Willem de Kooning - Attic
1949. Oil, enamel, and newspaper transfer on canvas.
61 7/8 x 81 in.
(http://www.metmuseum.org/art/collection/search/482491)
Born in Rotterdam, Holland, Willem de Kooning left school at sixteen and apprenticed with a firm of commercial artists and decorators. In 1926, he moved to New York, where his first job was as a house painter. Sharing a studio with the artist Arshile Gorky, de Kooning immersed himself in the New York art scene. He quickly developed a highly individual style that is characterized by his "allover" approach to the composition and his thick, energetic application of paint. In his refusal to completely abandon representation—as witnessed by his extended series of Women and, later, Clam Diggers—de Kooning always veered from the mainstream of Abstract Expressionism, although he was a leader of that movement along with Jackson Pollock and Mark Rothko.
(http://www.metmuseum.org/art/collection/search/482491)
Between 1946 and 1949, de Kooning produced a series of highly abstract black-and-white-paintings that culminated in "Attic," in which angular, thrusting forms collide with organic, curvilinear ones to yield a high-pitched, expressive picture. The dense web of white shapes and black lines makes it difficult to sort out relationships between form and space, though it is still possible to determine a figural basis for the scene. Stretched across the canvas are biomorphic symbols and shapes that allude to the curves and forms of human anatomy.

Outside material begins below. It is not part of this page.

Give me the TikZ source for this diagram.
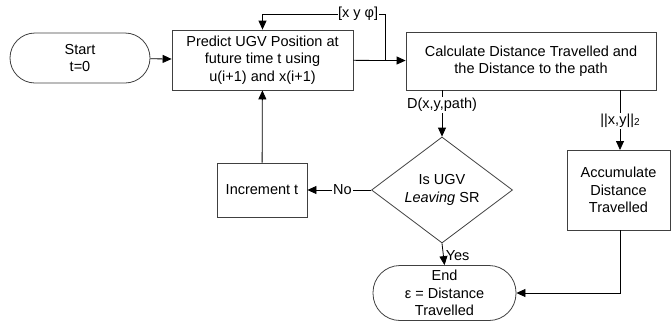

De Kooning's palette of black and white, with touches of red and yellow, was determined in part by the availability of inexpensive commercial enamel paint. Although restricted in his use of color, de Kooning displays virtuosity in his sensuous, expressive handling of paint, surface, and line. His gestural brushwork and dynamic allover composition exemplify the new visual language adopted by the Abstract Expressionist painters. De Kooning routinely made revisions on his canvases, and "Attic" was exhibited at two different stages of completion. To accelerate the drying time of the paint, he blotted sheets of newspaper over the wet canvas, and the surface bears evidence of transferred newsprint. Immediately following "Attic," de Kooning reintroduced full color into his work, already hinted at here in the touches of red and yellow, and he soon returned to the figurative imagery for which he is best known.
(http://www.metmuseum.org/art/collection/search/482491)
This piece implies a rough visually yet smooth to the touch texture. It uses the principal of harmony in reverse: a sense of disjointedness is displayed. One could say there is harmony it its disharmony.
The Attic is where our darkest secrets lie, where we're afraid to go at night, and where we dare never to turn on the light. If fear had a favorite room, it would be this one.